The Labour laws are doing that which any person of or- page 15 dinary intelligence expected they would do If any imagined that unions, after they were formed in compliance with the Act, would sit down with folded hands and meekly await the cloud on the horizon that betokened the coming industrial storm, that person possessed little perspicacity They were to continue without question under the wages and conditions given to them at the arbitrary will of employers, who are credited with a desire to give as much as the so-called law of supply and demand will permit. They were to be defensive and never offensive, because that would be "interfering with business." it never seems to have occurred to Mr Macgregor that this lands him in a false position. It is conceivable that under certain conditions employers might be justified in insisting on lower wages and longer hours. Surely even in his eyes that would constitute a dispute But in that event the unions might reasonably resist even though they be economically wrong. Therefore such arguments are two edged swords.

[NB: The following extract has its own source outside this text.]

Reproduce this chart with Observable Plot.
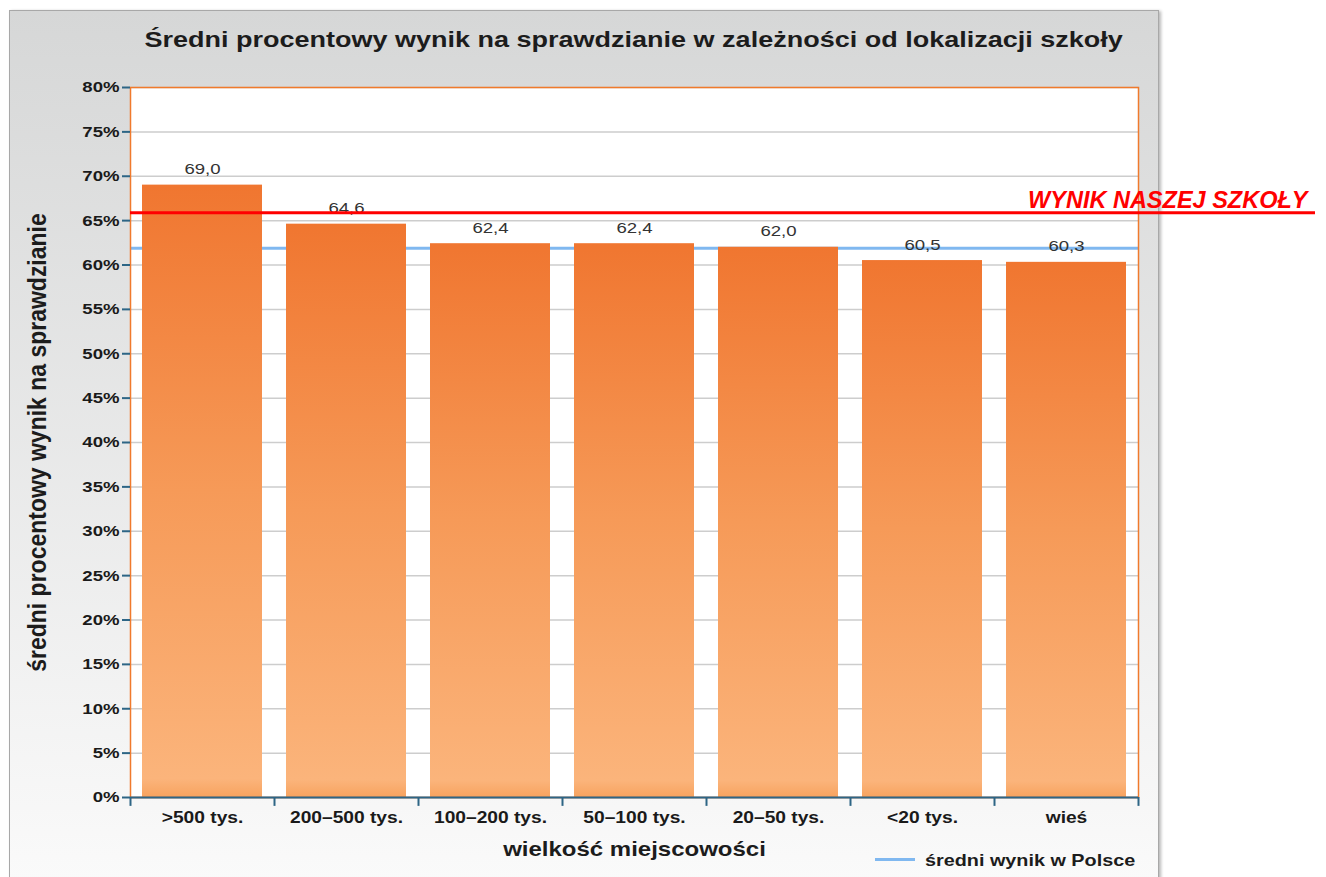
<!DOCTYPE html>
<html>
<head>
<meta charset="utf-8">
<script src="https://cdn.jsdelivr.net/npm/d3@7"></script>
<script src="https://cdn.jsdelivr.net/npm/@observablehq/plot@0.6"></script>
<style>
  body { margin: 0; background: #ffffff; font-family: "Liberation Sans", Arial, sans-serif; }
  #wrap { position: relative; width: 1326px; height: 877px; overflow: hidden; }
  #panel { position: absolute; left: 9px; top: 10px; width: 1148px; height: 900px;
           border: 1.5px solid #a8a8a8;
           background: linear-gradient(#d6d7d7 0px, #fafafa 870px);
           box-shadow: 2px 1px 3px rgba(0,0,0,0.28); }
  #title { position: absolute; left: 130px; width: 1008px; top: 29px; text-align: center;
           font-weight: bold; font-size: 22.5px; line-height: 1; color: #1c1c1c; white-space: nowrap; }
  #title span { display: inline-block; transform: scaleX(1.2); transform-origin: center; }
  #chart { position: absolute; left: 0; top: 0; }
  #legline { position: absolute; left: 875px; top: 858px; width: 40px; height: 3px; background: #80b8f0; }
  #legtext { position: absolute; left: 925px; top: 852px; font-weight: bold; font-size: 16.5px; line-height: 1;
             color: #1c1c1c; white-space: nowrap; transform: scaleX(1.2); transform-origin: left center; }
</style>
</head>
<body>
<div id="wrap">
  <div id="panel"></div>
  <div id="title"><span id="titleText"></span></div>
  <div id="chart"></div>
  <div id="legline"></div>
  <div id="legtext"></div>
</div>
<script>
// ---- data ----
const chartTitle = "Średni procentowy wynik na sprawdzianie w zależności od lokalizacji szkoły";
const yTitle = "średni procentowy wynik na sprawdzianie";
const xTitle = "wielkość miejscowości";
const legendLabel = "średni wynik w Polsce";
const schoolLabel = "WYNIK NASZEJ SZKOŁY";
const categories = [">500 tys.", "200–500 tys.", "100–200 tys.", "50–100 tys.", "20–50 tys.", "<20 tys.", "wieś"];
const values = [69.0, 64.6, 62.4, 62.4, 62.0, 60.5, 60.3];
const polandMean = 61.9;
const schoolResult = 65.9;
const yTicks = [0, 5, 10, 15, 20, 25, 30, 35, 40, 45, 50, 55, 60, 65, 70, 75, 80];

const data = categories.map((c, i) => ({category: c, value: values[i]}));

document.getElementById("titleText").textContent = chartTitle;
document.getElementById("legtext").textContent = legendLabel;

// ---- layout ----
const W = 1326, H = 877, mL = 130, mR = 188, mT = 87, mB = 80;
const halfStep = (W - mL - mR) / categories.length / 2;
const teal = "#2d6585";

const plot = Plot.plot({
  width: W, height: H,
  marginLeft: mL, marginRight: mR, marginTop: mT, marginBottom: mB,
  style: {fontFamily: "'Liberation Sans', Arial, sans-serif", background: "transparent", overflow: "visible"},
  x: {type: "band", domain: categories, padding: 0},
  y: {domain: [0, 80]},
  marks: [
    Plot.frame({fill: "#ffffff", stroke: "none"}),
    Plot.gridY(yTicks, {stroke: "#cdcdcd", strokeOpacity: 1, strokeWidth: 1.5}),
    Plot.ruleY([polandMean], {stroke: "#80b8f0", strokeWidth: 3}),
    Plot.barY(data, {x: "category", y: "value", fill: "url(#barGrad)", insetLeft: 12, insetRight: 12}),
    Plot.text(data, {x: "category", y: "value", text: d => d.value.toFixed(1).replace(".", ","),
      lineAnchor: "bottom", dy: -11, fontSize: 15.5, fill: "#333333"}),
    Plot.frame({stroke: "#f07a2c", strokeWidth: 1.5}),
    Plot.axisY({ticks: yTicks, tickFormat: d => d + "%", tickSize: 8, tickPadding: 3,
      stroke: teal, strokeWidth: 2, fill: "#1a1a1a", fontSize: 15.5, fontWeight: "bold", label: null}),
    Plot.axisX({tickSize: 0, tickPadding: 14, fill: "#1a1a1a", fontSize: 16, fontWeight: "bold", label: null}),
    Plot.ruleY([0], {stroke: teal, strokeWidth: 2}),
    Plot.ruleX(categories, {x: d => d, y1: 0, y2: -1, dx: -halfStep, stroke: teal, strokeWidth: 2}),
    Plot.ruleX(categories.slice(-1), {x: d => d, y1: 0, y2: -1, dx: halfStep, stroke: teal, strokeWidth: 2}),
    Plot.ruleY([schoolResult], {stroke: "#ff0000", strokeWidth: 3}),
    Plot.text([schoolResult], {y: d => d, text: () => schoolLabel, frameAnchor: "right", textAnchor: "end",
      lineAnchor: "bottom", dx: 169, dy: -5, fill: "#ff0000", fontWeight: "bold", fontStyle: "italic", fontSize: 23.5}),
    Plot.text([yTitle], {text: d => d, frameAnchor: "left", textAnchor: "middle", dx: -93, rotate: -90,
      fontSize: 23, fontWeight: "bold", fill: "#1c1c1c"}),
    Plot.text([xTitle], {text: d => d, frameAnchor: "bottom", dy: 58, fontSize: 20, fontWeight: "bold", fill: "#1c1c1c"})
  ]
});

// gradient for bars
const svg = plot;
const defs = d3.select(svg).insert("defs", ":first-child");
const grad = defs.append("linearGradient").attr("id", "barGrad").attr("x1", 0).attr("y1", 0).attr("x2", 0).attr("y2", 1);
grad.append("stop").attr("offset", "0%").attr("stop-color", "#f07630");
grad.append("stop").attr("offset", "50%").attr("stop-color", "#f69a58");
grad.append("stop").attr("offset", "97%").attr("stop-color", "#fbb47b");
grad.append("stop").attr("offset", "100%").attr("stop-color", "#f7a35f");

// extend the school-result line beyond the plot area
svg.querySelectorAll('g[stroke="#ff0000"] line').forEach(l => l.setAttribute("x2", W - 11));

// horizontally stretched lettering, like the original screenshot
svg.querySelectorAll("text").forEach(t => {
  if (t.textContent.includes("WYNIK")) return;
  let tr = t.getAttribute("transform") || "";
  const xa = t.getAttribute("x");
  if (xa !== null && !/em$/.test(xa)) { tr += ` translate(${xa},0)`; t.removeAttribute("x"); }
  const ya = t.getAttribute("y");
  if (ya !== null && !/em$/.test(ya)) { tr += ` translate(0,${ya})`; t.removeAttribute("y"); }
  if (/rotate\(-90\)/.test(tr)) tr += " scale(1,1.15)";
  else tr += " scale(1.2,1)";
  t.setAttribute("transform", tr.trim());
});

document.getElementById("chart").appendChild(svg);
</script>
</body>
</html>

Organised labour takes other ground. It declares that existing relations between Capital and Labour are radically bad, that the caprice or averice of the employer, or organised employers, deprives Labour of its fair share of the comforts and amenities and graces of life; that the same brand of humanity is on employer and employed; that a human being is different from the machine he operates, and that he has inherent claims to something higher than to be a mere chattel. To quote a recent writer in the 'Clarion': "There is a growing grasp of ideas, of ambitions, of desires, books, newspapers, and travel contributing to the awakening of Labour to a world of sense. The Trade unions because of the lessons of the past, are beginning to fight the drudge curse, to apprehend a bigger lesson, so that field, stream, lake, river, mines, cities, machinery, factories, docks, steam, electricity, ships, tides, seasons, crops markets, education, work, government, laws, the subordination of brute and raw nature to man's needs, are facts becoming better known and appreciated. Instead of being drudge, to be master and sharer of these is the dream of the dawning intellect and conscience of the worker."